Nella terza strofa si scopre che questo interlocutore, minacciato nella sua libertà, al quale sembra il poeta voglia dare conforto e supporto con i suoi consigli, è giovane e presumibilmente avventato, capace di fare gesti che, anziché proteggerlo, lo esporrebbero a dei rischi.
Infine, con lo sciogliersi e l’aprirsi dei versi, nell’ultima strofa si respira un clima più sereno, come se fosse d’improvviso terminato un assedio. I due, il poeta e il suo interlocutore, stanno parlando in un clima conviviale, col primo che offre un bicchiere al secondo. Siamo in un interno, una casa forse, e il giorno sembra contrapporsi alla notte che, pochi versi prima, faceva paura.

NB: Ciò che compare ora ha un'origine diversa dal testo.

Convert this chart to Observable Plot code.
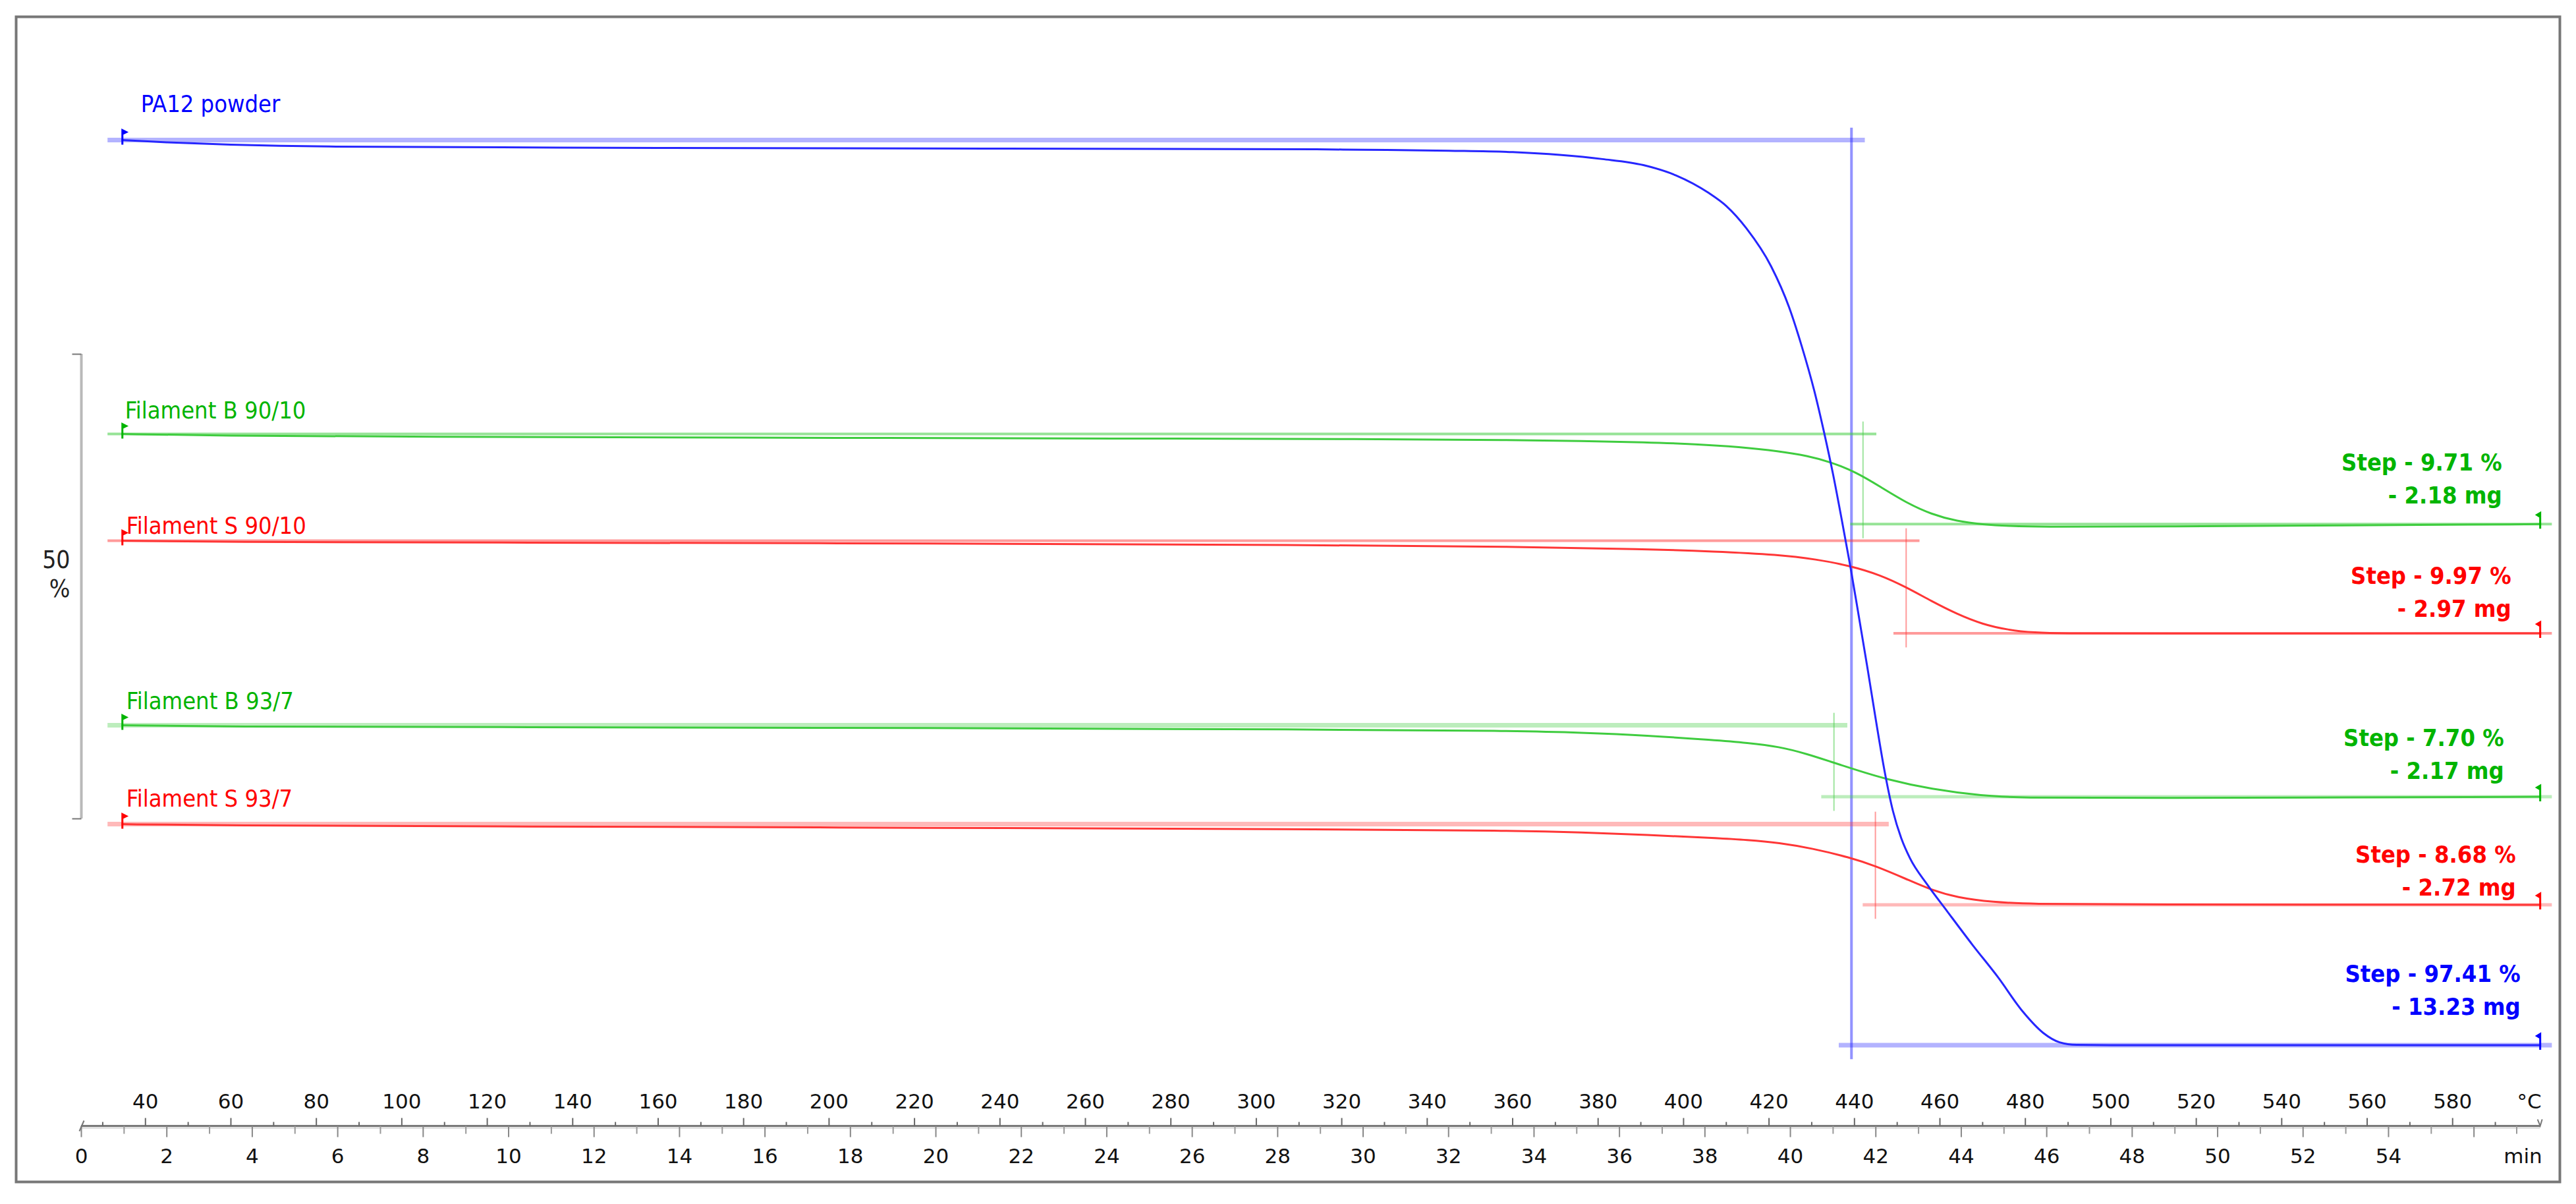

E a questo punto possiamo rileggere il testo, rivederlo in mente, come la trascrizione di una conversazione tra amici davanti a un bicchiere di vino. Due visioni del mondo a confronto, una comune paura per il domani sullo sfondo, uno che ospita, dona e consiglia, l’altro che ascolta, forse reagisce, scalpita. E poi ci siamo noi, lettori e ascoltatori, che ormai non possiamo più dimenticare che laddove ci sono grandi numeri, è inevitabile, c’è anche molta polvere.